CIO Raporu verileri çok açık bir gerçeği ortaya koyuyor: Küresel ölçekte yanıt verenlerin %83’ü son 12 ay içinde bir siber saldırı yaşadığını bildirdi; bu rakam Avustralya’da %91’e yükseldi. Bailkoski, “Belki de Avustralyalılar daha dürüsttür” diyerek, yerel liderlerin olayları açık bir şekilde rapor ettiğini kabul etti.
Bu endişe verici istatistiklere rağmen BT liderlerinin yalnızca %43’ü bir siber saldırının etkilerini yönetmeye hazır hissediyor. Özellikle bu alandaki beceri eksikliği göz önüne alındığında, CIO’ları siber güvenliğe yönelik geleneksel yaklaşımları yeniden düşünmeye çağırdı.
“Yapay zeka, Nesnelerin İnterneti ve siber güvenlik hızla gelişirken, giderek karmaşıklaşan tehditlerle mücadele konusunda daha akıllı olmanın zamanı geldi.” Bailkoski, birçok kuruluş için önümüzdeki yolun daha çevik ve entegre güvenlik stratejileri benimsemenin yanı sıra kurum içi yetenek gelişimini teşvik etmekten geçtiğini söyledi.
- Mevzuattaki Bozulmanın Yükselişi ve Sürdürülebilirlik
Bailkoski, teknoloji önceliklerini yeniden şekillendiren sürdürülebilirlik talimatlarını da içeren düzenleyici bozulmanın artan ağırlığının altını çizdi.
Rapor yükselen bir trende işaret ediyor: CIO’lar artık sıklıkla hem düzenleyicilerin hem de CEO’ların baskısı altında sürdürülebilirlik girişimlerini uygulamakla görevlendiriliyor.
“Sürdürülebilirlik sadece uyumlulukla ilgili değil; giderek bir iş zorunluluğu olarak görülüyor. CIO’lar için bu, operasyonel verimliliği sürdürülebilir uygulamalarla dengelemek anlamına geliyor; karmaşık ama gerekli bir evrim.” Katılımcıların çoğu, stratejik yol haritalarının bir parçası olarak yeşil teknolojilere ve veri verimli çözümlere öncelik verdiklerini bildirdi; bu da sürdürülebilirliğin uzun vadeli bir taahhüt olduğunu gösteriyor.

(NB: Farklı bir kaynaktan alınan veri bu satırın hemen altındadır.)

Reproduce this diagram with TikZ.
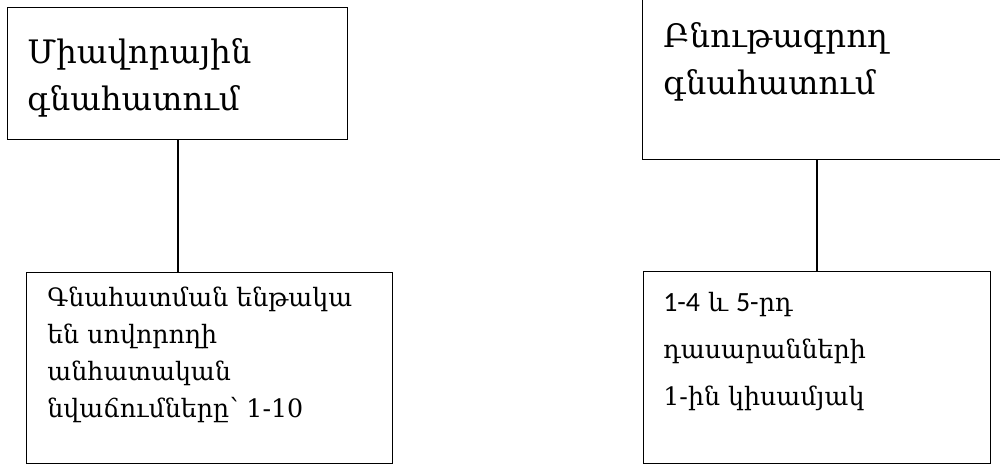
\documentclass[tikz,border=0pt]{standalone}
\usepackage{fontspec}
\setmainfont{DejaVu Serif}
\newfontfamily\carl[Scale=1.1]{Carlito}
\usetikzlibrary{positioning}

\tikzset{
  frame/.style={draw, line width=0.8pt, inner sep=0pt, anchor=north west},
  bigtxt/.style={anchor=base west, inner sep=0pt, align=left,
    font=\fontsize{18.4}{26.7}\selectfont},
  smalltxt/.style={anchor=base west, inner sep=0pt, align=left,
    font=\fontsize{14.4}{20.9}\selectfont}
}

\begin{document}
\begin{tikzpicture}[x=0.02cm, y=-0.02cm]
    \useasboundingbox (0,0) rectangle (1000,463);
    \clip (0,0) rectangle (1000,463);

    % Top boxes
    \node[frame, minimum width=6.8cm, minimum height=2.64cm] (tl) at (7,7) {};
    \node[frame, minimum width=7.36cm, minimum height=3.58cm] (tr) at (642,-20) {};
    % anchor is the baseline of the last line
    \node[bigtxt] (tltxt) at (27,110) {Միավորային\\գնահատում};
    \node[bigtxt] (trtxt) at (663,94) {Բնութագրող\\գնահատում};

    % Bottom boxes
    \node[frame, minimum width=7.32cm, minimum height=3.82cm] (bl) at (26,272) {};
    \node[frame, minimum width=6.94cm, minimum height=3.84cm] (br) at (643,271) {};
    \node[smalltxt] (bltxt) at (47,417)
      {Գնահատման ենթակա\\են սովորողի\\անհատական\\նվաճումները՝ 1-10};
    \node[smalltxt, font=\fontsize{14.4}{26.5}\selectfont] (brtxt) at (663,405)
      {{\carl 1-4} և {\carl 5-}րդ\\դասարանների\\1-ին կիսամյակ};

    % Connectors
    \coordinate (c1) at (178,0);
    \coordinate (c2) at (817,0);
    \draw[line width=0.8pt] (tl.south -| c1) -- (bl.north -| c1);
    \draw[line width=0.8pt] (tr.south -| c2) -- (br.north -| c2);
\end{tikzpicture}
\end{document}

“CEO’nuz bu alanı ele almanız için size baskı yapıyor olabilir. CEO’nuz bunu neden yapıyor olabilir? Çünkü bunun iş açısından iyi olduğunu düşünüyorlar. Daha çevreci, gerçekten daha çevreci olmanın aslında daha iyi bir kâr elde edebileceğini kabul etmek utanılacak bir şey değil.”

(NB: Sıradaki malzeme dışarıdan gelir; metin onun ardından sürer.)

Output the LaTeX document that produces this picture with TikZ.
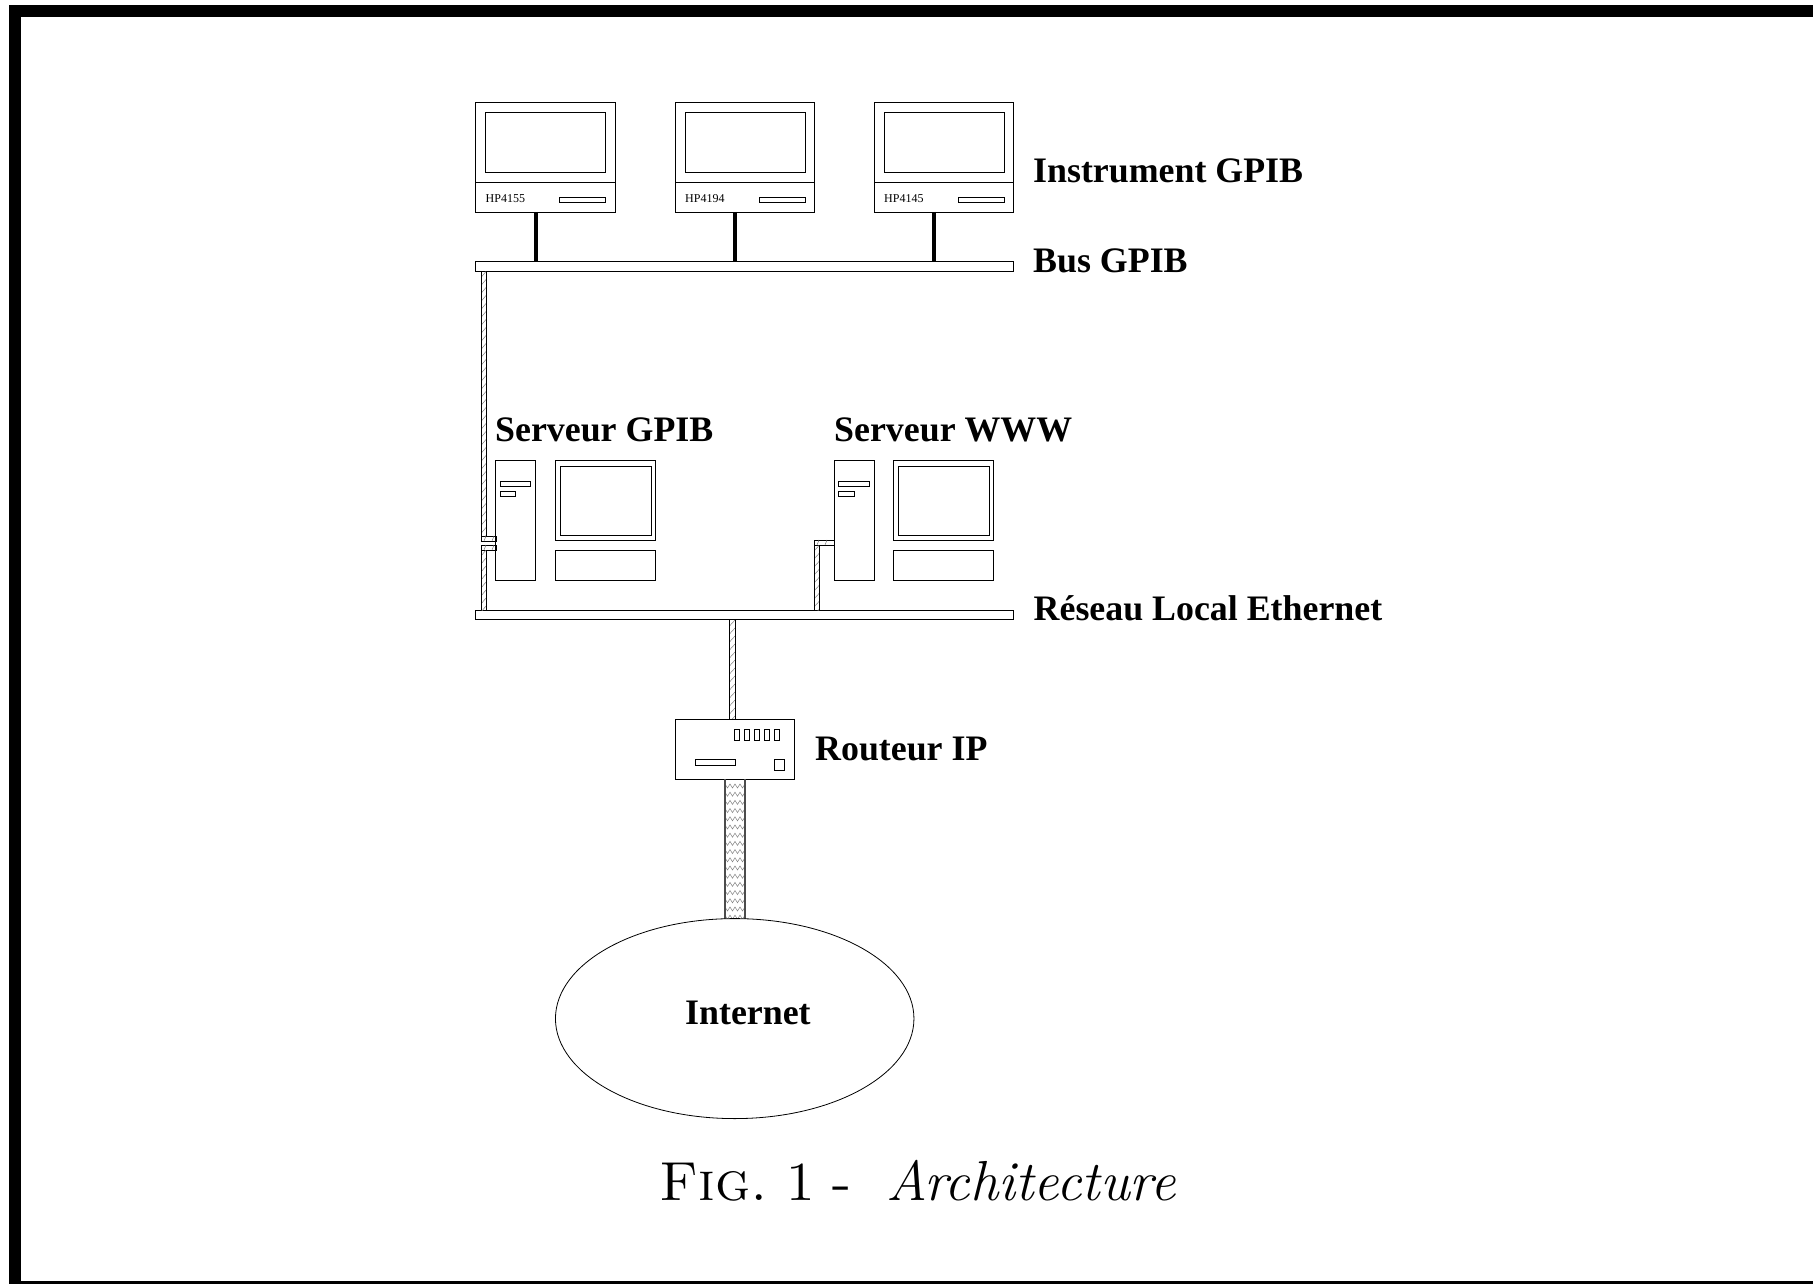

Özellikle, ankete katılanların %93’ü (Avustralya’daki sonuçlarla tutarlı olarak) kuruluşlarının sürdürülebilirlik hedeflerine ulaşmada BT’nin merkezi bir rol oynayacağını kabul etti.
“Şu anda BT küresel emisyonların yaklaşık %4’üne katkıda bulunuyor ve bu çok da önemli görünmeyebilir. Ancak etkisinin hızla artması ve kısmen yapay zekanın yükselişine bağlı olarak birkaç yıl içinde toplam emisyonların %14 ila 20’sine ulaşması bekleniyor. Bu, BT’nin çevresel ayak izini azaltmak için hemen harekete geçmemizi kritik hale getiriyor.”
‘Toplantı Odası Stratejistleri’
Logicalis CIO Raporu, CIO’nun BT denetçisinden stratejik toplantı odası oyuncusuna doğru evrimini ortaya koyuyor. Günümüzün CIO’ları, yapay zeka ve IoT’nin hem fırsatlar hem de riskler getirdiği, siber güvenliğin sürekli dikkat gerektirdiği ve düzenleyici baskıların sürdürülebilir uygulamaları zorladığı karmaşık bir ortamla karşı karşıyadır.
Bailkoski, “Bu istatistikler bir şeyin altını çiziyor: CIO’ların sürekli büyüyen bir yapılacaklar listesi var” diyor. “Önemli olan önceliklendirmedir; değeri yönlendiren ve CEO’nun ve yönetim kurulunun hedeflerini destekleyen şeylere odaklanmak.”
Yenilik, dayanıklılık ve çeviklik dengesiyle CIO’lar, temel yönetim kurulu stratejistleri olarak masadaki yerlerini güvence altına alıyor; Logicalis verileri, yıllar süren BT dönüşümünden ortaya çıkan bir rolün ortaya çıktığını gösteriyor.